Throughout the film, the natives look negative upon the French, believing Father Laforgue is an evil spirit.  To the natives, knowledge of the forest is the most important factor of their religious belief given , they can’t read or write. On the contrary, to the French knowledge of the book (sacred scripture) is the more important, shown by Father Laforgue that always engages in reading the bible, writing of the sacred journey, and calling unto God in desperate times. To the natives, the French’s lack of knowledge for the forest makes them stupid and impotent. With time, Daniel, a French man with the possibilities of priest hood, points out the natives already have an established belief system that, in their own way, makes them similar to Christians. They’re own afterlife, daily tasks, knowledge, and spirits will make it difficult to convert them; an opinion that is accurate when facing death they failed to believe in the French’s God and paradise. Even through the darkest of times, betrayal, and death Father Laforgue continues to persist, hope, and pray for these natives asking God to have mercy on them and desperately trying to convince them of the power of God. This “modern man” is referred to as a devil and misunderstood by the natives, he fails to embrace or understand the native culture sticking to the modernistic belief Christianity is the only way and the right way. Daniel on the other hand, falls in love with Annuka, and begins to understand and respect their culture and beliefs letting go of the strict Christian life principles he originally practiced and challenging these beliefs (developed into Post-modernism).

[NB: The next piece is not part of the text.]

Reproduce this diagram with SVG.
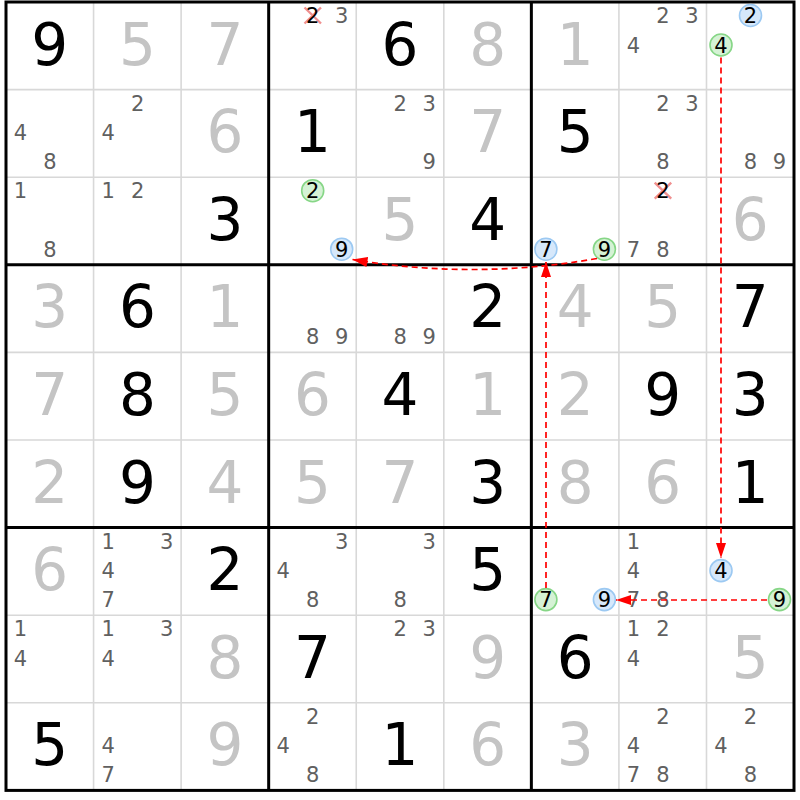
<svg xmlns="http://www.w3.org/2000/svg" width="800" height="800" viewBox="0 0 800 800">
<style>
text{font-family:"DejaVu Sans","Liberation Sans",sans-serif;text-anchor:middle}
.g{font-size:58px;fill:#000}
.s{font-size:58px;fill:#c4c4c4}
.c{font-size:21px;fill:#606060}
.k{font-size:21px;fill:#000}
.thin{stroke:#d8d8d8;stroke-width:1.6}
.thick{stroke:#000;stroke-width:3}
.gc{fill:#d5f2d5;stroke:#86d686;stroke-width:1.6}
.bc{fill:#d6e8fb;stroke:#9cc9f2;stroke-width:1.6}
.x{stroke:#f09090;stroke-width:2.4}
.arr{fill:none;stroke:#f00;stroke-width:1.7;stroke-dasharray:6 4;marker-end:url(#ah)}
</style>
<defs>
<marker id="ah" viewBox="0 0 15 10" refX="15" refY="5" markerWidth="15" markerHeight="10" markerUnits="userSpaceOnUse" orient="auto"><path d="M0,0 L15,5 L0,10 z" fill="#f00"/></marker>
</defs>
<rect width="800" height="800" fill="#fff"/>
<g id="grid">
<path class="thin" d="M93.56 2V790.4M181.12 2V790.4M356.24 2V790.4M443.8 2V790.4M618.92 2V790.4M706.48 2V790.4M6 89.6H794M6 177.2H794M6 352.4H794M6 440H794M6 615.2H794M6 702.8H794"/>
<path class="thick" d="M268.68 2V790.4M531.36 2V790.4M6 264.8H794M6 527.6H794"/>
<rect x="6" y="2" width="788" height="788.4" fill="none" stroke="#000" stroke-width="3"/>
</g>
<g id="r0">
<g id="r0c0"><text class="g" x="49.8" y="64.5">9</text></g>
<g id="r0c1"><text class="s" x="137.4" y="64.5">5</text></g>
<g id="r0c2"><text class="s" x="224.9" y="64.5">7</text></g>
<g id="r0c3"><path class="x" d="M304.5 7.5L321 23.5M321 7.5L304.5 23.5"/><text class="k" x="312.7" y="23.1">2</text><text class="c" x="341.7" y="23.1">3</text></g>
<g id="r0c4"><text class="g" x="400" y="64.5">6</text></g>
<g id="r0c5"><text class="s" x="487.6" y="64.5">8</text></g>
<g id="r0c6"><text class="s" x="575.2" y="64.5">1</text></g>
<g id="r0c7"><text class="c" x="662.9" y="23.1">2</text><text class="c" x="691.9" y="23.1">3</text><text class="c" x="633.4" y="52.6">4</text></g>
<g id="r0c8"><circle class="bc" cx="750.5" cy="15.5" r="11"/><text class="k" x="750.5" y="23.1">2</text><circle class="gc" cx="721" cy="45" r="11"/><text class="k" x="721" y="52.6">4</text></g>
</g>
<g id="r1">
<g id="r1c0"><text class="c" x="20.5" y="140.2">4</text><text class="c" x="50" y="169.2">8</text></g>
<g id="r1c1"><text class="c" x="137.6" y="110.7">2</text><text class="c" x="108.1" y="140.2">4</text></g>
<g id="r1c2"><text class="s" x="224.9" y="152.1">6</text></g>
<g id="r1c3"><text class="g" x="312.5" y="152.1">1</text></g>
<g id="r1c4"><text class="c" x="400.2" y="110.7">2</text><text class="c" x="429.2" y="110.7">3</text><text class="c" x="429.2" y="169.2">9</text></g>
<g id="r1c5"><text class="s" x="487.6" y="152.1">7</text></g>
<g id="r1c6"><text class="g" x="575.2" y="152.1">5</text></g>
<g id="r1c7"><text class="c" x="662.9" y="110.7">2</text><text class="c" x="691.9" y="110.7">3</text><text class="c" x="662.9" y="169.2">8</text></g>
<g id="r1c8"><text class="c" x="750.5" y="169.2">8</text><text class="c" x="779.5" y="169.2">9</text></g>
</g>
<g id="r2">
<g id="r2c0"><text class="c" x="20.5" y="198.3">1</text><text class="c" x="50" y="256.8">8</text></g>
<g id="r2c1"><text class="c" x="108.1" y="198.3">1</text><text class="c" x="137.6" y="198.3">2</text></g>
<g id="r2c2"><text class="g" x="224.9" y="239.7">3</text></g>
<g id="r2c3"><circle class="gc" cx="312.7" cy="190.7" r="11"/><text class="k" x="312.7" y="198.3">2</text><circle class="bc" cx="341.7" cy="249.2" r="11"/><text class="k" x="341.7" y="256.8">9</text></g>
<g id="r2c4"><text class="s" x="400" y="239.7">5</text></g>
<g id="r2c5"><text class="g" x="487.6" y="239.7">4</text></g>
<g id="r2c6"><circle class="bc" cx="545.9" cy="249.2" r="11"/><text class="k" x="545.9" y="256.8">7</text><circle class="gc" cx="604.4" cy="249.2" r="11"/><text class="k" x="604.4" y="256.8">9</text></g>
<g id="r2c7"><path class="x" d="M654.7 182.7L671.2 198.7M671.2 182.7L654.7 198.7"/><text class="k" x="662.9" y="198.3">2</text><text class="c" x="633.4" y="256.8">7</text><text class="c" x="662.9" y="256.8">8</text></g>
<g id="r2c8"><text class="s" x="750.3" y="239.7">6</text></g>
</g>
<g id="r3">
<g id="r3c0"><text class="s" x="49.8" y="327.3">3</text></g>
<g id="r3c1"><text class="g" x="137.4" y="327.3">6</text></g>
<g id="r3c2"><text class="s" x="224.9" y="327.3">1</text></g>
<g id="r3c3"><text class="c" x="312.7" y="344.4">8</text><text class="c" x="341.7" y="344.4">9</text></g>
<g id="r3c4"><text class="c" x="400.2" y="344.4">8</text><text class="c" x="429.2" y="344.4">9</text></g>
<g id="r3c5"><text class="g" x="487.6" y="327.3">2</text></g>
<g id="r3c6"><text class="s" x="575.2" y="327.3">4</text></g>
<g id="r3c7"><text class="s" x="662.7" y="327.3">5</text></g>
<g id="r3c8"><text class="g" x="750.3" y="327.3">7</text></g>
</g>
<g id="r4">
<g id="r4c0"><text class="s" x="49.8" y="414.9">7</text></g>
<g id="r4c1"><text class="g" x="137.4" y="414.9">8</text></g>
<g id="r4c2"><text class="s" x="224.9" y="414.9">5</text></g>
<g id="r4c3"><text class="s" x="312.5" y="414.9">6</text></g>
<g id="r4c4"><text class="g" x="400" y="414.9">4</text></g>
<g id="r4c5"><text class="s" x="487.6" y="414.9">1</text></g>
<g id="r4c6"><text class="s" x="575.2" y="414.9">2</text></g>
<g id="r4c7"><text class="g" x="662.7" y="414.9">9</text></g>
<g id="r4c8"><text class="g" x="750.3" y="414.9">3</text></g>
</g>
<g id="r5">
<g id="r5c0"><text class="s" x="49.8" y="502.5">2</text></g>
<g id="r5c1"><text class="g" x="137.4" y="502.5">9</text></g>
<g id="r5c2"><text class="s" x="224.9" y="502.5">4</text></g>
<g id="r5c3"><text class="s" x="312.5" y="502.5">5</text></g>
<g id="r5c4"><text class="s" x="400" y="502.5">7</text></g>
<g id="r5c5"><text class="g" x="487.6" y="502.5">3</text></g>
<g id="r5c6"><text class="s" x="575.2" y="502.5">8</text></g>
<g id="r5c7"><text class="s" x="662.7" y="502.5">6</text></g>
<g id="r5c8"><text class="g" x="750.3" y="502.5">1</text></g>
</g>
<g id="r6">
<g id="r6c0"><text class="s" x="49.8" y="590.1">6</text></g>
<g id="r6c1"><text class="c" x="108.1" y="548.7">1</text><text class="c" x="166.6" y="548.7">3</text><text class="c" x="108.1" y="578.2">4</text><text class="c" x="108.1" y="607.2">7</text></g>
<g id="r6c2"><text class="g" x="224.9" y="590.1">2</text></g>
<g id="r6c3"><text class="c" x="341.7" y="548.7">3</text><text class="c" x="283.2" y="578.2">4</text><text class="c" x="312.7" y="607.2">8</text></g>
<g id="r6c4"><text class="c" x="429.2" y="548.7">3</text><text class="c" x="400.2" y="607.2">8</text></g>
<g id="r6c5"><text class="g" x="487.6" y="590.1">5</text></g>
<g id="r6c6"><circle class="gc" cx="545.9" cy="599.6" r="11"/><text class="k" x="545.9" y="607.2">7</text><circle class="bc" cx="604.4" cy="599.6" r="11"/><text class="k" x="604.4" y="607.2">9</text></g>
<g id="r6c7"><text class="c" x="633.4" y="548.7">1</text><text class="c" x="633.4" y="578.2">4</text><text class="c" x="633.4" y="607.2">7</text><text class="c" x="662.9" y="607.2">8</text></g>
<g id="r6c8"><circle class="bc" cx="721" cy="570.6" r="11"/><text class="k" x="721" y="578.2">4</text><circle class="gc" cx="779.5" cy="599.6" r="11"/><text class="k" x="779.5" y="607.2">9</text></g>
</g>
<g id="r7">
<g id="r7c0"><text class="c" x="20.5" y="636.3">1</text><text class="c" x="20.5" y="665.8">4</text></g>
<g id="r7c1"><text class="c" x="108.1" y="636.3">1</text><text class="c" x="166.6" y="636.3">3</text><text class="c" x="108.1" y="665.8">4</text></g>
<g id="r7c2"><text class="s" x="224.9" y="677.7">8</text></g>
<g id="r7c3"><text class="g" x="312.5" y="677.7">7</text></g>
<g id="r7c4"><text class="c" x="400.2" y="636.3">2</text><text class="c" x="429.2" y="636.3">3</text></g>
<g id="r7c5"><text class="s" x="487.6" y="677.7">9</text></g>
<g id="r7c6"><text class="g" x="575.2" y="677.7">6</text></g>
<g id="r7c7"><text class="c" x="633.4" y="636.3">1</text><text class="c" x="662.9" y="636.3">2</text><text class="c" x="633.4" y="665.8">4</text></g>
<g id="r7c8"><text class="s" x="750.3" y="677.7">5</text></g>
</g>
<g id="r8">
<g id="r8c0"><text class="g" x="49.8" y="765.3">5</text></g>
<g id="r8c1"><text class="c" x="108.1" y="753.4">4</text><text class="c" x="108.1" y="782.4">7</text></g>
<g id="r8c2"><text class="s" x="224.9" y="765.3">9</text></g>
<g id="r8c3"><text class="c" x="312.7" y="723.9">2</text><text class="c" x="283.2" y="753.4">4</text><text class="c" x="312.7" y="782.4">8</text></g>
<g id="r8c4"><text class="g" x="400" y="765.3">1</text></g>
<g id="r8c5"><text class="s" x="487.6" y="765.3">6</text></g>
<g id="r8c6"><text class="s" x="575.2" y="765.3">3</text></g>
<g id="r8c7"><text class="c" x="662.9" y="723.9">2</text><text class="c" x="633.4" y="753.4">4</text><text class="c" x="633.4" y="782.4">7</text><text class="c" x="662.9" y="782.4">8</text></g>
<g id="r8c8"><text class="c" x="750.5" y="723.9">2</text><text class="c" x="721" y="753.4">4</text><text class="c" x="750.5" y="782.4">8</text></g>
</g>
<g id="connectors">
<path class="arr" d="M721 57.5V558"/>
<path class="arr" d="M767 600H616"/>
<path class="arr" d="M546 588V262"/>
<path class="arr" d="M597 258.5Q474 280 352.5 259.5"/>
</g>
</svg>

Hermeneutics plays an important role throughout the movie showing the native’s way of interpreting Father Laforgue has a strong impact on their perspective of his character. Even though his intentions were simply to lead them towards paradise which, in his mind, resulted in a greater life for the natives, their interpretation of his language, scripture, knowledge, and religious rituals were seen as unknown and strange. As Father Laforgue is exposed to their way of life, he believes more and more in the surroundings of evil, violence, and death among the native tribes while they continue to believe in his demonic nature and idiotic beliefs; even towards the end of the film where they’ve lost everything and everyone. The Black Robe ends with a textual remark that allows us to see the natives finally engaged in baptism only to be massacred by their enemy tribe years later. Maybe this comes to show, religious beliefs are a way of life and arise because of different circumstances. The natives acknowledge the forest because that is all they know and rely on, a misunderstanding from the French because of the difference in life styles. They envisioned this Christian impact upon the natives who, were already accustomed to their own form of religious survival that helped them cope with the dangers and desires of their own life style.

Overall, the film was interesting and served to show the impact religion has on different societies and everyday life. The Black Robe encompassed the religious aspect, historical aspect, and practical principles of both the natives and the French. At the same time, it was interesting and engaging while still delivering a message and serving its purpose.